En las Guerras del Peloponeso, la poderosa Atenas envió a la pequeña isla de Melos un ultimátum requiriendo su apoyo y advirtiéndole que “Los fuertes hacen lo que pueden hacer y los débiles sufren lo que deben sufrir”.
En su inmortal novela “Crimen y castigo”, Dostoyevsky nos cuenta cómo Raskolnikov, autor de un horrendo crimen, explica ante el juez su conducta dividiendo a las personas en ordinarias y extraordinarias. Las primeras han de ser obedientes y dóciles y han de respetar la ley. En cambio, los hombres extraordinarios tienen derecho a infringir las leyes puesto que están movidos por objetivos superiores.
Nietzsche, al explicar su filosofía relativa al superhombre, atribuye a este facultades que, indiferentes a la moral y a la ley, le llevan más allá del bien y del mal. El superhombre, después de promover y constatar “la muerte de Dios”, define nuevos valores y sienta las bases de una nueva sociedad. Crea al nuevo hombre.

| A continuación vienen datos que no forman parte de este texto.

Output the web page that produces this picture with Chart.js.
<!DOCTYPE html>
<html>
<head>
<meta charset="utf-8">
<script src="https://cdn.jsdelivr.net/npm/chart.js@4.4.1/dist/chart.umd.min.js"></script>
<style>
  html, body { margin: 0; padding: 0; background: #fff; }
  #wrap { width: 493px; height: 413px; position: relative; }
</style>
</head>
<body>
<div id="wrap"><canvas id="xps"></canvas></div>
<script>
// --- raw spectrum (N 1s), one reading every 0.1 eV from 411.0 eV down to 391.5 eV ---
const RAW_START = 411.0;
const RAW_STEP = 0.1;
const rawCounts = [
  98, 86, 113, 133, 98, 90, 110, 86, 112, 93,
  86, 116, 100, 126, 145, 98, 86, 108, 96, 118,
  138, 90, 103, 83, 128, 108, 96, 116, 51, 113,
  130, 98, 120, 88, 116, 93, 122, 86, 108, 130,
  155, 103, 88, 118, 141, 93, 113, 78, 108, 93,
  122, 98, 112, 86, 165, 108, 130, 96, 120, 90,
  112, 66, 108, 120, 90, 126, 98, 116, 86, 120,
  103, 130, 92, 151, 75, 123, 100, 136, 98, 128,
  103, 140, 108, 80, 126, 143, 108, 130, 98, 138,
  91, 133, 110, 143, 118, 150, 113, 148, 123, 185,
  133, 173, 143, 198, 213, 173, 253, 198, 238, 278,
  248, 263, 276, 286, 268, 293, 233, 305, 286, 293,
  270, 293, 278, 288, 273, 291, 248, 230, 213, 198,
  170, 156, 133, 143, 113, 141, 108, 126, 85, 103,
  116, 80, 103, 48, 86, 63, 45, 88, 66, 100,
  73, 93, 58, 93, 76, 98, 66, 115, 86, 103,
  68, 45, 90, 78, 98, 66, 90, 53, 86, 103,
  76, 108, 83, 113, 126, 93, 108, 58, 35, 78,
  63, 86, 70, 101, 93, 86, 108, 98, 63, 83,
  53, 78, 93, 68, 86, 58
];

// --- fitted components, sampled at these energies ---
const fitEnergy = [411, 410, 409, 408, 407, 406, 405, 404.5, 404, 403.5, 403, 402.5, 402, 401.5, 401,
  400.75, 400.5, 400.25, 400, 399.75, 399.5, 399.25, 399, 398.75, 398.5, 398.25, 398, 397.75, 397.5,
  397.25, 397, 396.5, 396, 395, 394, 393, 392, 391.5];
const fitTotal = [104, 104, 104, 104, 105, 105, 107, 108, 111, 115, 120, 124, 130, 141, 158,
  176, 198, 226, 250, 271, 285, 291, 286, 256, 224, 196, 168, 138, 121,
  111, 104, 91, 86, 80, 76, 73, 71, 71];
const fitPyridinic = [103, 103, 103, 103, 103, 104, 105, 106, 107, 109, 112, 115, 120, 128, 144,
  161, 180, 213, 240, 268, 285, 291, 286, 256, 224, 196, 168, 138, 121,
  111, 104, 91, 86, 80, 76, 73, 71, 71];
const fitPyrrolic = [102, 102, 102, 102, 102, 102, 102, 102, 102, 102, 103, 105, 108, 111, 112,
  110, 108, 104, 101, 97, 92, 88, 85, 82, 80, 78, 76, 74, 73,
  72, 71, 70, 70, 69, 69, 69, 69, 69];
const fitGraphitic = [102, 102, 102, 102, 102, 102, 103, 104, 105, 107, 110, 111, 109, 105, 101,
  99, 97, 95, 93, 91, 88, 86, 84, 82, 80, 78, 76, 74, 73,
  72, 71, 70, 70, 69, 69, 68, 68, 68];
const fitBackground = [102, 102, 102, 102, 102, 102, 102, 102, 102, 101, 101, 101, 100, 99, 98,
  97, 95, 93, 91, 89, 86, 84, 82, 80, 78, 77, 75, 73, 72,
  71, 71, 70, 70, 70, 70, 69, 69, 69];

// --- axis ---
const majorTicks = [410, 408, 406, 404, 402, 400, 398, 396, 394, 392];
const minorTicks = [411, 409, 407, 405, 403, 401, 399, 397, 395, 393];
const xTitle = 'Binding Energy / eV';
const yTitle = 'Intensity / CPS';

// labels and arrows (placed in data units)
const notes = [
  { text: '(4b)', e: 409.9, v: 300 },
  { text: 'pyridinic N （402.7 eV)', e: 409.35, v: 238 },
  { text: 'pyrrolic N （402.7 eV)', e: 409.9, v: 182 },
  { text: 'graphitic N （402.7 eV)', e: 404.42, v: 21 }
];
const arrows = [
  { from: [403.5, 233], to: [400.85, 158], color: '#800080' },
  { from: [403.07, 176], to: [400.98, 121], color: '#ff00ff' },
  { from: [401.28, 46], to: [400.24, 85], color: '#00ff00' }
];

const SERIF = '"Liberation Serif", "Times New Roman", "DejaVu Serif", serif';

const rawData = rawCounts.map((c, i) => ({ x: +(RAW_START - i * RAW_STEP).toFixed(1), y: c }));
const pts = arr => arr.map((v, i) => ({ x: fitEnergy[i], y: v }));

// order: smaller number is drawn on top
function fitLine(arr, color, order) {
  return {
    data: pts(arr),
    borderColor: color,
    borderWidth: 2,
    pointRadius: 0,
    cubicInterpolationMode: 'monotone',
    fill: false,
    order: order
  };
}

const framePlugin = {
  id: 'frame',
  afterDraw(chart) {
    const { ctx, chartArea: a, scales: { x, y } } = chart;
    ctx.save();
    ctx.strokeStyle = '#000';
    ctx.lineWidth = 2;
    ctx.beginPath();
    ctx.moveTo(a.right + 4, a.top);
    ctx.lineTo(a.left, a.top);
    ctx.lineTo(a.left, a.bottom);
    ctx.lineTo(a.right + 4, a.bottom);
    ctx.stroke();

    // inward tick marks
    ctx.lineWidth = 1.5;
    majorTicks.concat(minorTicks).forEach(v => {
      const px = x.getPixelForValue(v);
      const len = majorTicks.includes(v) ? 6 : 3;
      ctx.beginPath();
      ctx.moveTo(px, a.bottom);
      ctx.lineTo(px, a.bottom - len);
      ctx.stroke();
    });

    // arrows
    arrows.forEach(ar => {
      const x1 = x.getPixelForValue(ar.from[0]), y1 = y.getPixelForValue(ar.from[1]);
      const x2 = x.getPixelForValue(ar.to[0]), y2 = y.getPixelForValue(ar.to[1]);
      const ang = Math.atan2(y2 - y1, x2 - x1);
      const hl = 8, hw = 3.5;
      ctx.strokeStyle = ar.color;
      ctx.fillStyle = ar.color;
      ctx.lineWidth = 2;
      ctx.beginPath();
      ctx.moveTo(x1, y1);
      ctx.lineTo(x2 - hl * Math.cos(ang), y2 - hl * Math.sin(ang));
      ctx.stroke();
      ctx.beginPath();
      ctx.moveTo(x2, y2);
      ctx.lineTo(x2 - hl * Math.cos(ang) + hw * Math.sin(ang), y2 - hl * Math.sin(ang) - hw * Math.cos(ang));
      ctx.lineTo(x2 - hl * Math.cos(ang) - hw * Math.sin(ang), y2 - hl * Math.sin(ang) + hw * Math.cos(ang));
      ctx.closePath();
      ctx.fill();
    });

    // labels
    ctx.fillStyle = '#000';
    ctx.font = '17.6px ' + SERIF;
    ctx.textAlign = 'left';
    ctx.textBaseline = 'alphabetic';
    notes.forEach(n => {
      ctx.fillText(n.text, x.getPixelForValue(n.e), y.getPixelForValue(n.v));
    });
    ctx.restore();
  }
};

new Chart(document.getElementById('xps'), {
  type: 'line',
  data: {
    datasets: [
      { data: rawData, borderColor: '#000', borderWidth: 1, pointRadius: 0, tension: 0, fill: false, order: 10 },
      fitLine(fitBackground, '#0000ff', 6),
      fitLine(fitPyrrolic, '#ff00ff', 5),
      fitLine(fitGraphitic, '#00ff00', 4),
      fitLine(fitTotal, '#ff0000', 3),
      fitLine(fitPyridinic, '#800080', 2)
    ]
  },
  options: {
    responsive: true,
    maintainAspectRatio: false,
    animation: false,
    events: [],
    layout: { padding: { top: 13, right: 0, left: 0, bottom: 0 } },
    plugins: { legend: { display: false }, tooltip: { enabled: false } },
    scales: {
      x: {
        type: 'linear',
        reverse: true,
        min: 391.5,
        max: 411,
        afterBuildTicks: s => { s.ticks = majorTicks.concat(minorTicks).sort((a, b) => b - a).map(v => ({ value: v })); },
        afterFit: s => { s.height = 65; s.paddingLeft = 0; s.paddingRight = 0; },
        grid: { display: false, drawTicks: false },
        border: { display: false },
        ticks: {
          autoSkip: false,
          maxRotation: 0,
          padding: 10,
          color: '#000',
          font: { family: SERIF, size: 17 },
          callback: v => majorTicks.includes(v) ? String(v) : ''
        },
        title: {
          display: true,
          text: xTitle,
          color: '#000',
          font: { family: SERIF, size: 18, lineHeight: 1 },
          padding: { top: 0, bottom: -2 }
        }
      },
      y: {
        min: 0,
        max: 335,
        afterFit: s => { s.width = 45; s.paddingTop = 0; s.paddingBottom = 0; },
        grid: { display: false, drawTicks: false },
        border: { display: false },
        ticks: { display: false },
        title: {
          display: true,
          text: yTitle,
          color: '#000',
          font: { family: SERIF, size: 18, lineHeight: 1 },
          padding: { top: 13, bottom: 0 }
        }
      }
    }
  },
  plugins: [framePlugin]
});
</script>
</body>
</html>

Al elogiar a Fidel Castro, el presidente Correa le atribuyó el mérito de haber trabajado para crear al nuevo latinoamericano, aseveración incauta y prosopopéyica que tiende a demostrar que a Castro, en su condición de hombre extraordinario, le era dado infringir leyes y principios con el fin de fundar una nueva religión política, proyecto que encarnaba y en cuya virtud todo le estaba permitido. Por eso Correa justifica cuanto Castro hizo y lo convierte en medida de lo bueno y de lo malo. Tesis que implica adoración y sumisión total al hombre extraordinario que gobierna a simples seres ordinarios. Nixon dijo, en un arrebato de ciego autoritarismo, que lo que hace el presidente es siempre legal.

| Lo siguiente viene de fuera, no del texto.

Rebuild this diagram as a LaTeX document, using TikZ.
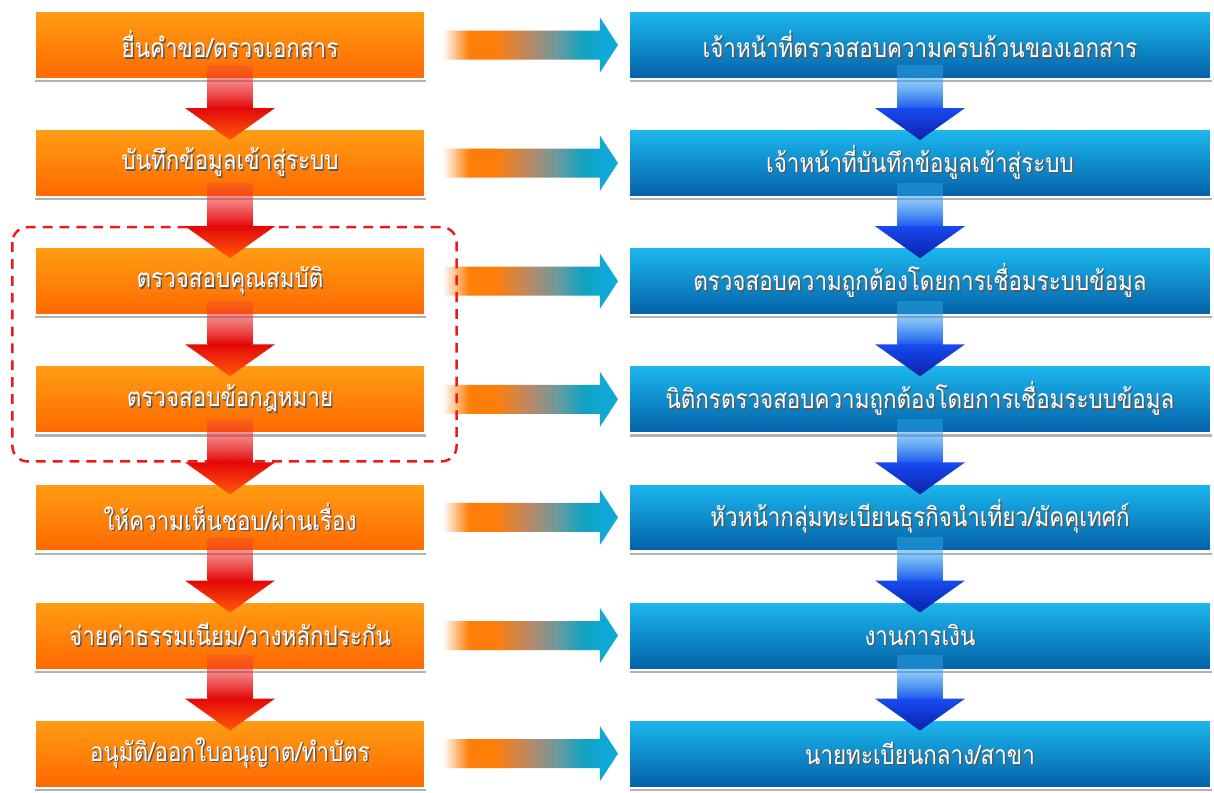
\documentclass[tikz,border=0pt]{standalone}
\usepackage{fontspec}
\newfontfamily\thai[Script=Thai, FakeStretch=0.85]{Loma}
\usepackage{tikz}
\usetikzlibrary{positioning,calc,shadows,fadings}
\definecolor{orangetop}{HTML}{FF9E14}
\definecolor{orangebot}{HTML}{FF6800}
\definecolor{bluetop}{HTML}{1CB9EE}
\definecolor{bluebot}{HTML}{0460A8}
\definecolor{redtop}{HTML}{F03A3A}
\definecolor{redmid}{HTML}{E40808}
\definecolor{redtip}{HTML}{FF5A0A}
\definecolor{cyantop}{HTML}{3CC2F4}
\definecolor{cyanmid}{HTML}{1E5CEE}
\definecolor{navytip}{HTML}{0A22A8}
\definecolor{frame}{HTML}{F01818}
\definecolor{arroworange}{HTML}{FF7E0A}
\definecolor{arrowbrown}{HTML}{B8896A}
\definecolor{arrowgrey}{HTML}{6E9A9E}
\definecolor{arrowteal}{HTML}{12A2C0}
\definecolor{arrowcyan}{HTML}{10A8D6}
\pgfdeclarehorizontalshading{acrossfade}{100bp}{color(0bp)=(white); color(25bp)=(white);
  color(28bp)=(arroworange!40!white); color(32.5bp)=(arroworange); color(40bp)=(arroworange);
  color(50bp)=(arrowbrown); color(57.5bp)=(arrowgrey); color(65bp)=(arrowteal); color(70bp)=(arrowcyan);
  color(100bp)=(arrowcyan)}
\tikzfading[name=shaftfade, top color=transparent!70, bottom color=transparent!0]
\tikzset{
      box/.style      = {draw=white, line width=1.2pt, minimum height=1.36cm,
                         text=white, font=\thai\fontsize{15}{18}\selectfont,
                         drop shadow={shadow xshift=0.4pt, shadow yshift=-1.8pt, fill=black!55, opacity=0.55}},
      orangebox/.style = {box, minimum width=7.82cm, top color=orangetop, bottom color=orangebot},
      bluebox/.style   = {box, minimum width=11.64cm, top color=bluetop, bottom color=bluebot},
      redshaft/.style  = {top color=redtop, bottom color=redmid, path fading=shaftfade},
      redhead/.style   = {top color=redmid, bottom color=redtip},
      blueshaft/.style = {top color=cyantop, bottom color=cyanmid, path fading=shaftfade},
      bluehead/.style  = {top color=cyanmid!80!blue, bottom color=navytip},
      across/.style    = {shading=acrossfade},
      groupframe/.style = {frame, line width=1.4pt, dash pattern=on 5.6pt off 4pt, rounded corners=0.3cm},
    }
\newcommand{\shadowtext}[1]{\rlap{\kern0.8pt\raisebox{-0.8pt}{\textcolor{black!65}{#1}}}#1}
% big arrow down, from box #1 to box #2, colours #3
\newcommand{\flowdown}[3]{%
  \coordinate (top) at ($(#1.south)+(0,0.3)$);
  \coordinate (tip) at ($(#2.north)+(0,-0.24)$);
  \shade[#3shaft] ($(top)+(-0.45,0)$) rectangle ($(tip)+(0.45,0.64)$);
  \shade[#3head] ($(tip)+(-0.9,0.64)$) -- ($(tip)+(0.9,0.64)$) -- (tip) -- cycle;
}
% arrow across, from box #1 to box #2
\newcommand{\flowacross}[2]{%
  \coordinate (s) at ($(#1.east)+(0.32,0)$);
  \coordinate (e) at ($(#2.west)+(-0.2,0)$);
  \shade[across] ($(s)+(0,0.29)$) -- ($(e)+(-0.36,0.29)$) -- ($(e)+(-0.36,0.55)$) -- (e)
     -- ($(e)+(-0.36,-0.55)$) -- ($(e)+(-0.36,-0.29)$) -- ($(s)+(0,-0.29)$) -- cycle;
}

\begin{document}
\begin{tikzpicture}[node distance=0.96cm]
    \useasboundingbox[fill=white] (0,0) rectangle (24.28,-15.84);

    \node [orangebox] (l1) at (4.6,-0.9) {\shadowtext{ยื่นคำขอ/ตรวจเอกสาร}};
    \node [orangebox, below=of l1] (l2) {\shadowtext{บันทึกข้อมูลเข้าสู่ระบบ}};
    \node [orangebox, below=of l2] (l3) {\shadowtext{ตรวจสอบคุณสมบัติ}};
    \node [orangebox, below=of l3] (l4) {\shadowtext{ตรวจสอบข้อกฎหมาย}};
    \node [orangebox, below=of l4] (l5) {\shadowtext{ให้ความเห็นชอบ/ผ่านเรื่อง}};
    \node [orangebox, below=of l5] (l6) {\shadowtext{จ่ายค่าธรรมเนียม/วางหลักประกัน}};
    \node [orangebox, below=of l6] (l7) {\shadowtext{อนุมัติ/ออกใบอนุญาต/ทำบัตร}};

    \node [bluebox] (r1) at (18.4,-0.9) {\shadowtext{เจ้าหน้าที่ตรวจสอบความครบถ้วนของเอกสาร}};
    \node [bluebox, below=of r1] (r2) {\shadowtext{เจ้าหน้าที่บันทึกข้อมูลเข้าสู่ระบบ}};
    \node [bluebox, below=of r2] (r3) {\shadowtext{ตรวจสอบความถูกต้องโดยการเชื่อมระบบข้อมูล}};
    \node [bluebox, below=of r3] (r4) {\shadowtext{นิติกรตรวจสอบความถูกต้องโดยการเชื่อมระบบข้อมูล}};
    \node [bluebox, below=of r4] (r5) {\shadowtext{หัวหน้ากลุ่มทะเบียนธุรกิจนำเที่ยว/มัคคุเทศก์}};
    \node [bluebox, below=of r5] (r6) {\shadowtext{งานการเงิน}};
    \node [bluebox, below=of r6] (r7) {\shadowtext{นายทะเบียนกลาง/สาขา}};

    \flowacross{l1}{r1}
    \flowacross{l2}{r2}
    \flowacross{l3}{r3}
    \flowacross{l4}{r4}
    \flowacross{l5}{r5}
    \flowacross{l6}{r6}
    \flowacross{l7}{r7}

    \draw [groupframe] ($(l3.north west)+(-0.42,0.38)$) rectangle ($(l4.south east)+(0.6,-0.54)$);

    \flowdown{l1}{l2}{red}
    \flowdown{l2}{l3}{red}
    \flowdown{l3}{l4}{red}
    \flowdown{l4}{l5}{red}
    \flowdown{l5}{l6}{red}
    \flowdown{l6}{l7}{red}

    \flowdown{r1}{r2}{blue}
    \flowdown{r2}{r3}{blue}
    \flowdown{r3}{r4}{blue}
    \flowdown{r4}{r5}{blue}
    \flowdown{r5}{r6}{blue}
    \flowdown{r6}{r7}{blue}
\end{tikzpicture}
\end{document}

Para Correa, parece que lo que hace el poderoso es siempre moral, aunque sea ilegal. Esta concepción le ha llevado a cometer los atropellos a los derechos y libertades que hemos sufrido los ecuatorianos. Correa, que ha dado pruebas de creerse extraordinario, se ha otorgado a sí mismo la facultad de definir, según su voluntad infalible (“yo nunca me equivoco”), el bien y el mal. Ha gobernado a hombres ordinarios a los que ha impuesto su voluntad. Ha infringido la moral y la ley considerándolas estructuras caducas u obstáculos que había que salvar para que la revolución triunfe. “Yo soy el pueblo”, dijo alguna vez, mientras, en su interior, probablemente reía con sorna ante la ordinariedad de todos los demás.
El socialista Chomsky, al constatar lo que ocurre al final de una guerra, dice que “solo los débiles y derrotados tienen que rendir cuentas por sus crímenes”.
Al acercarse a su fin la revolución política de diez años que ha dividido al país, y anticipando su cada vez más indudable derrota en las urnas, el próximo mes de febrero, el gobierno debe estar aterrorizado ante ese rendimiento de cuestas previsto por Chomsky.